Scott Wedel 3 years, 2 months ago

The current police station is small for the current size of the police force.

The proposed police station could be substantially cut with minimal loss of functionality. For instance, the CEOs of billion dollar companies have smaller offices than proposed for the police chief. The proposed police has multiple meeting rooms dedicated for one purpose instead of using the same space for multiple purposes.


Steve Lewis 3 years, 2 months ago

The missing sidewalks represent a hazard.

If only the city spent a fraction of the effort on our sidewalks that they have invested in the police station. It is frustrating to see so little city interest and responsibility for such basic and obviously lacking infrastructure. We built our 50 feet of Oak St sidewalk 14 years ago. People still have to walk in the street to get to us because the corner lots have no sidewalk. Something needs to be done.

Lat year I got a quote from one of the bigger contractors on doing large portions of sidewalk. Then I counted the gaps in sidewalk on Oak St. It would take about $350,000 to finish Oak St's sidewalks. (That doesn't get across the two creeks, but neither does it allow for many sidewalks already owed but not built, per past development permits on Oak St.) The city is spending $300,00 just PLANNING for the next police station. Oak St could use a little love too.

Accommodation Tax funds cannot and should not be spent on downtown sidewalks.

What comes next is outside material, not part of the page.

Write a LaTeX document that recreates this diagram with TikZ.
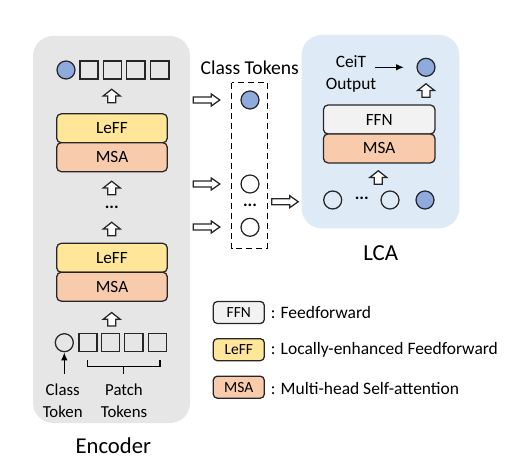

Russ Fasolino 3 years, 2 months ago

Thank you everyone for your thoughtful and courteous responses! This is just what I hoped for writing this editorial, to create discussion over what is a more pressing need in our city, sidewalks or a new police station. For the record, I,m not opposed to a new police station, it just seems less of a priority than sidewalks. I am disturbed that the city continues to spend so much money on studying a site for the station (as much this year alone as it would cost to COMPLETE Oak St sidewalks) when they have not asked the taxpayers, who will pay for it, if we even feel it is necessary. They seem to be "full steam ahead" on the 10 million station and unconcerned with pedestrian safety.